__Exercise description__:
Can you write out all the lines word for word, with no pictures?

□ □ □ □

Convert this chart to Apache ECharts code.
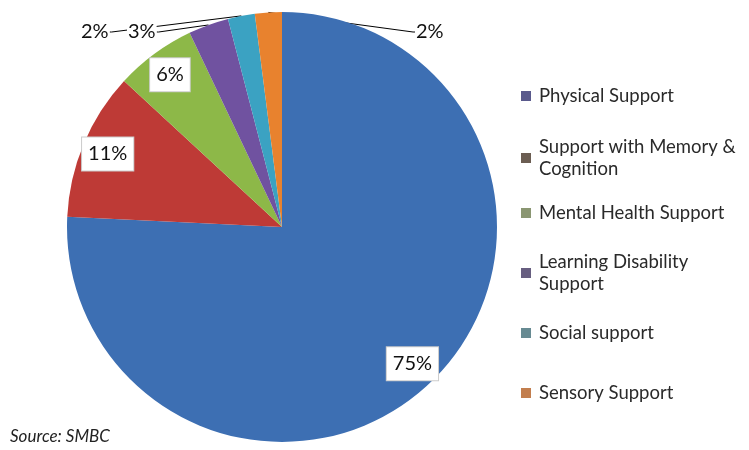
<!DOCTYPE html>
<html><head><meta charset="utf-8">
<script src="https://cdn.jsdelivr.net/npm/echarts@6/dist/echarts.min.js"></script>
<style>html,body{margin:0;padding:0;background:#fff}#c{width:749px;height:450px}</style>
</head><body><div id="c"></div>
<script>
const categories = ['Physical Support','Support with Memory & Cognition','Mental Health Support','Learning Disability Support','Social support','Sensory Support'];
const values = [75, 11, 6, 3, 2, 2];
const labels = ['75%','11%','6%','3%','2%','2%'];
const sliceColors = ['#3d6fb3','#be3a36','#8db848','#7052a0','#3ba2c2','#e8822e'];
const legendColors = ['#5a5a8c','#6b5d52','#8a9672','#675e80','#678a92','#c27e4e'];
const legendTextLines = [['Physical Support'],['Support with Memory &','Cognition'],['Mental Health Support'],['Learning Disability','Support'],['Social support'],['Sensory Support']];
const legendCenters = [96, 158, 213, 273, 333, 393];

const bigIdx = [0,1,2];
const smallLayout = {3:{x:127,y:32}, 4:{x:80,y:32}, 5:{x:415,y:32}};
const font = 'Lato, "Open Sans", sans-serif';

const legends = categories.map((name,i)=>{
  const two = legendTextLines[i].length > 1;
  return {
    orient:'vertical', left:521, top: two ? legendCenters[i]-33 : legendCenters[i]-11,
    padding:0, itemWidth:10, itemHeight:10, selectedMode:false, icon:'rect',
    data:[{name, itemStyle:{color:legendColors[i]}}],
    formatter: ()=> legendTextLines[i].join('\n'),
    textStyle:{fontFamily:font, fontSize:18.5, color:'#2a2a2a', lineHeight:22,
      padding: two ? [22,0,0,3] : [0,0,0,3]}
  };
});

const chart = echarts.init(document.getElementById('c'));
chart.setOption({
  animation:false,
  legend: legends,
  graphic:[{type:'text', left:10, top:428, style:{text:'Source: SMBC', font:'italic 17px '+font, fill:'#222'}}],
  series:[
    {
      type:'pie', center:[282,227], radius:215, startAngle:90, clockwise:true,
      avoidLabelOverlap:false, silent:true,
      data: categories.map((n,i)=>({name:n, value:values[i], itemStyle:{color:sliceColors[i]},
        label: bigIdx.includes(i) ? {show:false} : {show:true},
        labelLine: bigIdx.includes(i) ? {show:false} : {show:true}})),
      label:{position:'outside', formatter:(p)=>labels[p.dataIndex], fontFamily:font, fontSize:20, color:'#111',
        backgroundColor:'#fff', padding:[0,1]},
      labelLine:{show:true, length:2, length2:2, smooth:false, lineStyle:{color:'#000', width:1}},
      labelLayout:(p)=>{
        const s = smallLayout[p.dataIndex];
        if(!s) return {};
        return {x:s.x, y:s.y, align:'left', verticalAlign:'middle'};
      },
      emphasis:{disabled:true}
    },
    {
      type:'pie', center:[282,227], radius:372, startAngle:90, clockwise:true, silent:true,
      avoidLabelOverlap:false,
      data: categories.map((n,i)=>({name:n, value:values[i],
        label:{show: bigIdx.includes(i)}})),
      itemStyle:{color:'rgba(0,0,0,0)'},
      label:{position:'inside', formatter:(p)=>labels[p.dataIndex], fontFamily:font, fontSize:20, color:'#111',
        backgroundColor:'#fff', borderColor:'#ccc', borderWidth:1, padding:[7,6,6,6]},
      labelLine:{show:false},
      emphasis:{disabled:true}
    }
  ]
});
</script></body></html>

□ □ □ □

__Task result__:
Convert this chart to Apache ECharts code.
<!DOCTYPE html>
<html><head><meta charset="utf-8">
<script src="https://cdn.jsdelivr.net/npm/echarts@6/dist/echarts.min.js"></script>
<style>html,body{margin:0;padding:0;background:#fff}#c{width:749px;height:450px}</style>
</head><body><div id="c"></div>
<script>
const categories = ['Physical Support','Support with Memory & Cognition','Mental Health Support','Learning Disability Support','Social support','Sensory Support'];
const values = [75, 11, 6, 3, 2, 2];
const labels = ['75%','11%','6%','3%','2%','2%'];
const sliceColors = ['#3d6fb3','#be3a36','#8db848','#7052a0','#3ba2c2','#e8822e'];
const legendColors = ['#5a5a8c','#6b5d52','#8a9672','#675e80','#678a92','#c27e4e'];
const legendTextLines = [['Physical Support'],['Support with Memory &','Cognition'],['Mental Health Support'],['Learning Disability','Support'],['Social support'],['Sensory Support']];
const legendCenters = [96, 158, 213, 273, 333, 393];

const bigIdx = [0,1,2];
const smallLayout = {3:{x:127,y:32}, 4:{x:80,y:32}, 5:{x:415,y:32}};
const font = 'Lato, "Open Sans", sans-serif';

const legends = categories.map((name,i)=>{
  const two = legendTextLines[i].length > 1;
  return {
    orient:'vertical', left:521, top: two ? legendCenters[i]-33 : legendCenters[i]-11,
    padding:0, itemWidth:10, itemHeight:10, selectedMode:false, icon:'rect',
    data:[{name, itemStyle:{color:legendColors[i]}}],
    formatter: ()=> legendTextLines[i].join('\n'),
    textStyle:{fontFamily:font, fontSize:18.5, color:'#2a2a2a', lineHeight:22,
      padding: two ? [22,0,0,3] : [0,0,0,3]}
  };
});

const chart = echarts.init(document.getElementById('c'));
chart.setOption({
  animation:false,
  legend: legends,
  graphic:[{type:'text', left:10, top:428, style:{text:'Source: SMBC', font:'italic 17px '+font, fill:'#222'}}],
  series:[
    {
      type:'pie', center:[282,227], radius:215, startAngle:90, clockwise:true,
      avoidLabelOverlap:false, silent:true,
      data: categories.map((n,i)=>({name:n, value:values[i], itemStyle:{color:sliceColors[i]},
        label: bigIdx.includes(i) ? {show:false} : {show:true},
        labelLine: bigIdx.includes(i) ? {show:false} : {show:true}})),
      label:{position:'outside', formatter:(p)=>labels[p.dataIndex], fontFamily:font, fontSize:20, color:'#111',
        backgroundColor:'#fff', padding:[0,1]},
      labelLine:{show:true, length:2, length2:2, smooth:false, lineStyle:{color:'#000', width:1}},
      labelLayout:(p)=>{
        const s = smallLayout[p.dataIndex];
        if(!s) return {};
        return {x:s.x, y:s.y, align:'left', verticalAlign:'middle'};
      },
      emphasis:{disabled:true}
    },
    {
      type:'pie', center:[282,227], radius:372, startAngle:90, clockwise:true, silent:true,
      avoidLabelOverlap:false,
      data: categories.map((n,i)=>({name:n, value:values[i],
        label:{show: bigIdx.includes(i)}})),
      itemStyle:{color:'rgba(0,0,0,0)'},
      label:{position:'inside', formatter:(p)=>labels[p.dataIndex], fontFamily:font, fontSize:20, color:'#111',
        backgroundColor:'#fff', borderColor:'#ccc', borderWidth:1, padding:[7,6,6,6]},
      labelLine:{show:false},
      emphasis:{disabled:true}
    }
  ]
});
</script></body></html>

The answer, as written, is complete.